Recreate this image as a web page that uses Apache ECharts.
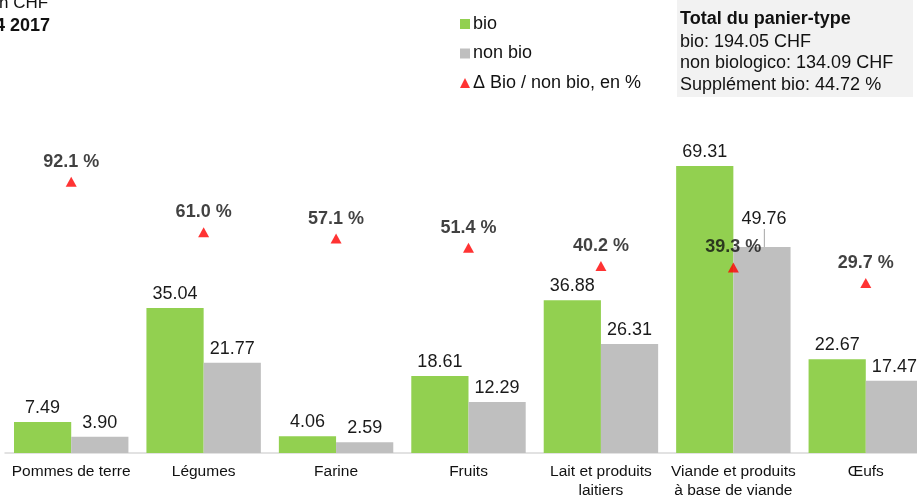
<!DOCTYPE html>
<html>
<head>
<meta charset="utf-8">
<script src="https://cdn.jsdelivr.net/npm/echarts@6/dist/echarts.min.js"></script>
<style>
  html, body { margin: 0; padding: 0; background: #fff; }
  #chart { width: 917px; height: 498px; }
</style>
</head>
<body>
<div id="chart"></div>
<script>
var categories = ["Pommes de terre", "Légumes", "Farine", "Fruits", "Lait et produits\nlaitiers", "Viande et produits\nà base de viande", "Œufs"];
var bioValues = [7.49, 35.04, 4.06, 18.61, 36.88, 69.31, 22.67];
var nonBioValues = [3.90, 21.77, 2.59, 12.29, 26.31, 49.76, 17.47];
var deltaValues = [92.1, 61.0, 57.1, 51.4, 40.2, 39.3, 29.7];

var boxLines = ["bio: 194.05 CHF", "non biologico: 134.09 CHF", "Supplément bio: 44.72 %"];

var font = "'Liberation Sans', Arial, sans-serif";

var chart = echarts.init(document.getElementById("chart"));

// the 49.76 label is pushed up so it does not hit the 39.3 % label
var nonBioData = nonBioValues.map(function (v, i) {
    if (i === 5) {
        return { value: v, label: { offset: [2, -14] } };
    }
    return v;
});

var valueLabel = {
    show: true, position: "top", distance: 5, fontSize: 18, color: "#1a1a1a", fontFamily: font,
    formatter: function (p) { return p.value.toFixed(2); }
};

var option = {
    animation: false,
    textStyle: { fontFamily: font },
    legend: {
        orient: "vertical",
        left: 455,
        top: 10,
        itemWidth: 10,
        itemHeight: 10,
        itemGap: 11.5,
        textStyle: { fontSize: 18, color: "#111", fontFamily: font, padding: [0, 0, 0, -2] },
        data: [
            { name: "bio", icon: "rect" },
            { name: "non bio", icon: "rect" },
            { name: "Δ Bio / non bio, en %", icon: "triangle" }
        ]
    },
    grid: { left: 5, width: 927, top: 39, height: 414, outerBoundsMode: "none", containLabel: false },
    xAxis: {
        type: "category",
        data: categories,
        axisLine: { lineStyle: { color: "#d9d9d9", width: 1.5 } },
        axisTick: { show: false },
        axisLabel: { color: "#111", fontSize: 15.5, lineHeight: 19, margin: 9, interval: 0, fontFamily: font }
    },
    yAxis: [
        { type: "value", min: 0, max: 100, show: false },
        { type: "value", min: -75, max: 180, show: false }
    ],
    series: [
        {
            name: "bio",
            type: "bar",
            data: bioValues,
            barGap: "0%",
            barCategoryGap: "13.6%",
            itemStyle: { color: "#92d050" },
            label: valueLabel
        },
        {
            name: "non bio",
            type: "bar",
            data: nonBioData,
            itemStyle: { color: "#bfbfbf" },
            label: valueLabel
        },
        {
            name: "Δ Bio / non bio, en %",
            type: "scatter",
            yAxisIndex: 1,
            data: deltaValues,
            symbol: "triangle",
            symbolSize: [11, 10],
            itemStyle: { color: "#ff0000" },
            z: 5,
            label: {
                show: true, position: "top", distance: 6, fontSize: 18, fontWeight: "bold", color: "#111", fontFamily: font,
                formatter: function (p) { return p.value.toFixed(1) + " %"; }
            }
        }
    ],
    graphic: [
        { type: "text", left: -1, top: -5, style: { text: "n CHF", font: "17px " + font, fill: "#111" } },
        { type: "text", right: 867, top: 17, style: { text: "4 2017", font: "bold 18px " + font, fill: "#111" } },
        { type: "rect", shape: { x: 677, y: 0, width: 236, height: 97 }, style: { fill: "#f2f2f2" }, z: -1 },
        { type: "text", left: 680, top: 10, style: { text: "Total du panier-type", font: "bold 18px " + font, fill: "#111" } },
        { type: "text", left: 680, top: 31, style: { text: boxLines.join("\n"), font: "18px " + font, fill: "#111", lineHeight: 21.5 } }
    ]
};

chart.setOption(option);

// leader line from the moved 49.76 label down to its bar
var top5 = chart.convertToPixel({ xAxisIndex: 0, yAxisIndex: 0 }, [5, nonBioValues[5]]);
chart.setOption({
    graphic: option.graphic.concat([{
        type: "line",
        shape: { x1: top5[0] + 31, y1: top5[1] - 18, x2: top5[0] + 31, y2: top5[1] },
        style: { stroke: "#a6a6a6", lineWidth: 1 }
    }])
});

window.addEventListener("resize", function () {
    chart.resize();
});
</script>
</body>
</html>
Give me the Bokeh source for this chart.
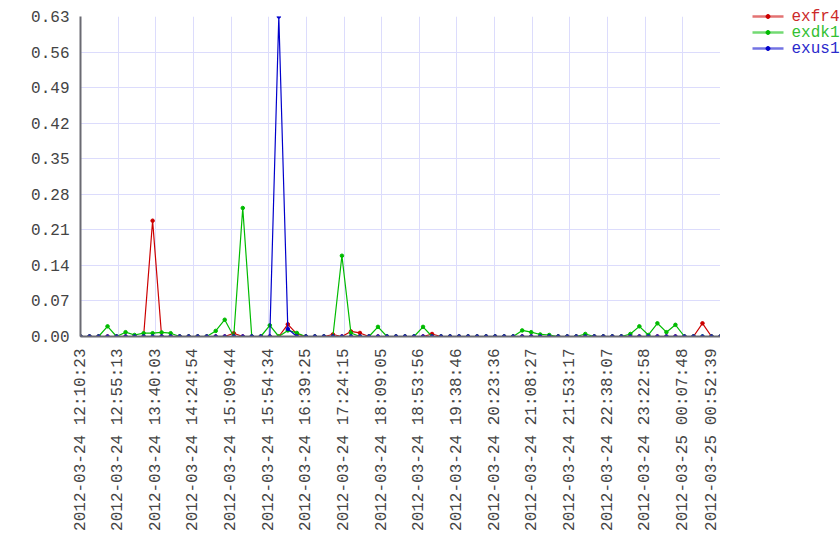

+-------+

* JOB
Every line that holds the string "this" should be returned.

* EXPECTED OUTPUT
Recreate this image as a web page that uses Apache ECharts.
Give me the Bokeh source for this chart.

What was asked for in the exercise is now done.